┏━━

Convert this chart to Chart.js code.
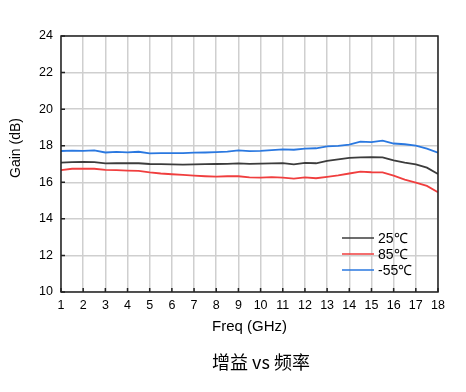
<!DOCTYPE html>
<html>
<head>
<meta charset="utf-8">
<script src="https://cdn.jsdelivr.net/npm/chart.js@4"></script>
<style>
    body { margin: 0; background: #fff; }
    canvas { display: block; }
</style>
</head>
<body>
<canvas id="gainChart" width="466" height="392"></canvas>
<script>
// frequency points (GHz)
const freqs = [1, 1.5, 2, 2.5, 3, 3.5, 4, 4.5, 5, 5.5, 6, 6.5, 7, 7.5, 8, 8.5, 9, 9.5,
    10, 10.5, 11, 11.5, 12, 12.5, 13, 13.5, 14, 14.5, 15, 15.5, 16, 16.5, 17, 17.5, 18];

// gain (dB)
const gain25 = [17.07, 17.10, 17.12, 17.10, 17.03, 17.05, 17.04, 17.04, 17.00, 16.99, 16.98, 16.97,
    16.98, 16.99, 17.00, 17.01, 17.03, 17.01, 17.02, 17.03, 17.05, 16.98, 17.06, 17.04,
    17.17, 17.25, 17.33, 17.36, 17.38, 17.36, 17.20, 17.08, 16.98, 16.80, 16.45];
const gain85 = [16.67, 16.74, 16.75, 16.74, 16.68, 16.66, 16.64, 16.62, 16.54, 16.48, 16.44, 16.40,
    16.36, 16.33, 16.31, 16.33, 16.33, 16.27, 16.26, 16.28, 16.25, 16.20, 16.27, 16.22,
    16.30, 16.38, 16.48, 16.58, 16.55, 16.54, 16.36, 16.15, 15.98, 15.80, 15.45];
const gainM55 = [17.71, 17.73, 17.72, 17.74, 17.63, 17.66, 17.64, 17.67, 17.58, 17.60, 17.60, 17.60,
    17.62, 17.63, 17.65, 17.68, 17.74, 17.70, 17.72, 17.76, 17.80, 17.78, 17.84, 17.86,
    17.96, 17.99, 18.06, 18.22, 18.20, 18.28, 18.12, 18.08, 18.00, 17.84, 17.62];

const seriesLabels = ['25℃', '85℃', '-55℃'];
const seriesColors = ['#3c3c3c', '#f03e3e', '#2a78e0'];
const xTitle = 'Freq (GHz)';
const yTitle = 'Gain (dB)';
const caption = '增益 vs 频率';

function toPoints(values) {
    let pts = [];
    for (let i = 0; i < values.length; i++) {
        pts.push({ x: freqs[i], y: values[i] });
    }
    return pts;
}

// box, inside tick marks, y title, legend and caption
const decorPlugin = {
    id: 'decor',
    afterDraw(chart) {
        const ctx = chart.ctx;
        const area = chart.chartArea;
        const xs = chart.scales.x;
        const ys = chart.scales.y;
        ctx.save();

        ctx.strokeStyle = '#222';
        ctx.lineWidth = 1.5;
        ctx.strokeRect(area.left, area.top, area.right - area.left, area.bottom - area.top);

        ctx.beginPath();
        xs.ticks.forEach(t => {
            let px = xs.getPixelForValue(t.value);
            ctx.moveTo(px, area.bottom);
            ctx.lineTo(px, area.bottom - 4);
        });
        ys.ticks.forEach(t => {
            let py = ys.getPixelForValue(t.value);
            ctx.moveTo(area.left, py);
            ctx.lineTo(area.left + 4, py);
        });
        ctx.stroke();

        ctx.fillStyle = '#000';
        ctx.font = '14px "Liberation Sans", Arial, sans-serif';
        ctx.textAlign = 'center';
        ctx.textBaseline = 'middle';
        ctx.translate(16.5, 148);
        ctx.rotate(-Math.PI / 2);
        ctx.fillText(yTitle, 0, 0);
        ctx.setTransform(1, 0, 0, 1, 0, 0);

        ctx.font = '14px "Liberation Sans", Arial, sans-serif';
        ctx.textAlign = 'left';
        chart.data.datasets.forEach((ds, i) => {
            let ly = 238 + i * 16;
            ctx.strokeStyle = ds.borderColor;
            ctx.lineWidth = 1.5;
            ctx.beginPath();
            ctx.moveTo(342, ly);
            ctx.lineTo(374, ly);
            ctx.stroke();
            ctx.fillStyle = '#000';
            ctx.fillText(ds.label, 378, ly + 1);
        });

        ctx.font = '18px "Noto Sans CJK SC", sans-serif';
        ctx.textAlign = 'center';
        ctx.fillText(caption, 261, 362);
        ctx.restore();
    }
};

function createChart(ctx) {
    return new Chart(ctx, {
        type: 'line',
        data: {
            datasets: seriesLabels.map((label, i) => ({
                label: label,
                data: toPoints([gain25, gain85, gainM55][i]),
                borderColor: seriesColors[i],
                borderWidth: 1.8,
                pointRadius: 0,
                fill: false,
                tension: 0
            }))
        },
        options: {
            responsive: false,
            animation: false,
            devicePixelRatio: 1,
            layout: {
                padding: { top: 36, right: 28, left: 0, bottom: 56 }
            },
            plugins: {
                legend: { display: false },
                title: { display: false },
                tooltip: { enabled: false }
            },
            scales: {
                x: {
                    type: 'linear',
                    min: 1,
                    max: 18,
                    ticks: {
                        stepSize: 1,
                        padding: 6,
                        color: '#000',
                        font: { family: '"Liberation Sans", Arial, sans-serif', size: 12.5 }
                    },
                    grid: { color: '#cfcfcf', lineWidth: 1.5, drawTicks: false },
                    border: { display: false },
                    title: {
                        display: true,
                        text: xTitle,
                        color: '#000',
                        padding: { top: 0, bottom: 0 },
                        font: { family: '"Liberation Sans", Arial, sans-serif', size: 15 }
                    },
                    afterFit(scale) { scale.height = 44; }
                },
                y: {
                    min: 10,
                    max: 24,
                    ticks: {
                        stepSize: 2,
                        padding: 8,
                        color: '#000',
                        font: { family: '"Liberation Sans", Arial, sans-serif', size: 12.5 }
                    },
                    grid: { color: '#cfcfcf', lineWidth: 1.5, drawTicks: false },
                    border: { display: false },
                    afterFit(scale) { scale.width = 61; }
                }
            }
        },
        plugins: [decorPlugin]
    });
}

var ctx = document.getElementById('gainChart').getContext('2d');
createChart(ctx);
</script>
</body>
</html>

┗━━

** Exercise goal **
Copy out the whole listing exactly, and don't carry over any pictures.

** Result of this exercise **
Convert this chart to Chart.js code.
<!DOCTYPE html>
<html>
<head>
<meta charset="utf-8">
<script src="https://cdn.jsdelivr.net/npm/chart.js@4"></script>
<style>
    body { margin: 0; background: #fff; }
    canvas { display: block; }
</style>
</head>
<body>
<canvas id="gainChart" width="466" height="392"></canvas>
<script>
// frequency points (GHz)
const freqs = [1, 1.5, 2, 2.5, 3, 3.5, 4, 4.5, 5, 5.5, 6, 6.5, 7, 7.5, 8, 8.5, 9, 9.5,
    10, 10.5, 11, 11.5, 12, 12.5, 13, 13.5, 14, 14.5, 15, 15.5, 16, 16.5, 17, 17.5, 18];

// gain (dB)
const gain25 = [17.07, 17.10, 17.12, 17.10, 17.03, 17.05, 17.04, 17.04, 17.00, 16.99, 16.98, 16.97,
    16.98, 16.99, 17.00, 17.01, 17.03, 17.01, 17.02, 17.03, 17.05, 16.98, 17.06, 17.04,
    17.17, 17.25, 17.33, 17.36, 17.38, 17.36, 17.20, 17.08, 16.98, 16.80, 16.45];
const gain85 = [16.67, 16.74, 16.75, 16.74, 16.68, 16.66, 16.64, 16.62, 16.54, 16.48, 16.44, 16.40,
    16.36, 16.33, 16.31, 16.33, 16.33, 16.27, 16.26, 16.28, 16.25, 16.20, 16.27, 16.22,
    16.30, 16.38, 16.48, 16.58, 16.55, 16.54, 16.36, 16.15, 15.98, 15.80, 15.45];
const gainM55 = [17.71, 17.73, 17.72, 17.74, 17.63, 17.66, 17.64, 17.67, 17.58, 17.60, 17.60, 17.60,
    17.62, 17.63, 17.65, 17.68, 17.74, 17.70, 17.72, 17.76, 17.80, 17.78, 17.84, 17.86,
    17.96, 17.99, 18.06, 18.22, 18.20, 18.28, 18.12, 18.08, 18.00, 17.84, 17.62];

const seriesLabels = ['25℃', '85℃', '-55℃'];
const seriesColors = ['#3c3c3c', '#f03e3e', '#2a78e0'];
const xTitle = 'Freq (GHz)';
const yTitle = 'Gain (dB)';
const caption = '增益 vs 频率';

function toPoints(values) {
    let pts = [];
    for (let i = 0; i < values.length; i++) {
        pts.push({ x: freqs[i], y: values[i] });
    }
    return pts;
}

// box, inside tick marks, y title, legend and caption
const decorPlugin = {
    id: 'decor',
    afterDraw(chart) {
        const ctx = chart.ctx;
        const area = chart.chartArea;
        const xs = chart.scales.x;
        const ys = chart.scales.y;
        ctx.save();

        ctx.strokeStyle = '#222';
        ctx.lineWidth = 1.5;
        ctx.strokeRect(area.left, area.top, area.right - area.left, area.bottom - area.top);

        ctx.beginPath();
        xs.ticks.forEach(t => {
            let px = xs.getPixelForValue(t.value);
            ctx.moveTo(px, area.bottom);
            ctx.lineTo(px, area.bottom - 4);
        });
        ys.ticks.forEach(t => {
            let py = ys.getPixelForValue(t.value);
            ctx.moveTo(area.left, py);
            ctx.lineTo(area.left + 4, py);
        });
        ctx.stroke();

        ctx.fillStyle = '#000';
        ctx.font = '14px "Liberation Sans", Arial, sans-serif';
        ctx.textAlign = 'center';
        ctx.textBaseline = 'middle';
        ctx.translate(16.5, 148);
        ctx.rotate(-Math.PI / 2);
        ctx.fillText(yTitle, 0, 0);
        ctx.setTransform(1, 0, 0, 1, 0, 0);

        ctx.font = '14px "Liberation Sans", Arial, sans-serif';
        ctx.textAlign = 'left';
        chart.data.datasets.forEach((ds, i) => {
            let ly = 238 + i * 16;
            ctx.strokeStyle = ds.borderColor;
            ctx.lineWidth = 1.5;
            ctx.beginPath();
            ctx.moveTo(342, ly);
            ctx.lineTo(374, ly);
            ctx.stroke();
            ctx.fillStyle = '#000';
            ctx.fillText(ds.label, 378, ly + 1);
        });

        ctx.font = '18px "Noto Sans CJK SC", sans-serif';
        ctx.textAlign = 'center';
        ctx.fillText(caption, 261, 362);
        ctx.restore();
    }
};

function createChart(ctx) {
    return new Chart(ctx, {
        type: 'line',
        data: {
            datasets: seriesLabels.map((label, i) => ({
                label: label,
                data: toPoints([gain25, gain85, gainM55][i]),
                borderColor: seriesColors[i],
                borderWidth: 1.8,
                pointRadius: 0,
                fill: false,
                tension: 0
            }))
        },
        options: {
            responsive: false,
            animation: false,
            devicePixelRatio: 1,
            layout: {
                padding: { top: 36, right: 28, left: 0, bottom: 56 }
            },
            plugins: {
                legend: { display: false },
                title: { display: false },
                tooltip: { enabled: false }
            },
            scales: {
                x: {
                    type: 'linear',
                    min: 1,
                    max: 18,
                    ticks: {
                        stepSize: 1,
                        padding: 6,
                        color: '#000',
                        font: { family: '"Liberation Sans", Arial, sans-serif', size: 12.5 }
                    },
                    grid: { color: '#cfcfcf', lineWidth: 1.5, drawTicks: false },
                    border: { display: false },
                    title: {
                        display: true,
                        text: xTitle,
                        color: '#000',
                        padding: { top: 0, bottom: 0 },
                        font: { family: '"Liberation Sans", Arial, sans-serif', size: 15 }
                    },
                    afterFit(scale) { scale.height = 44; }
                },
                y: {
                    min: 10,
                    max: 24,
                    ticks: {
                        stepSize: 2,
                        padding: 8,
                        color: '#000',
                        font: { family: '"Liberation Sans", Arial, sans-serif', size: 12.5 }
                    },
                    grid: { color: '#cfcfcf', lineWidth: 1.5, drawTicks: false },
                    border: { display: false },
                    afterFit(scale) { scale.width = 61; }
                }
            }
        },
        plugins: [decorPlugin]
    });
}

var ctx = document.getElementById('gainChart').getContext('2d');
createChart(ctx);
</script>
</body>
</html>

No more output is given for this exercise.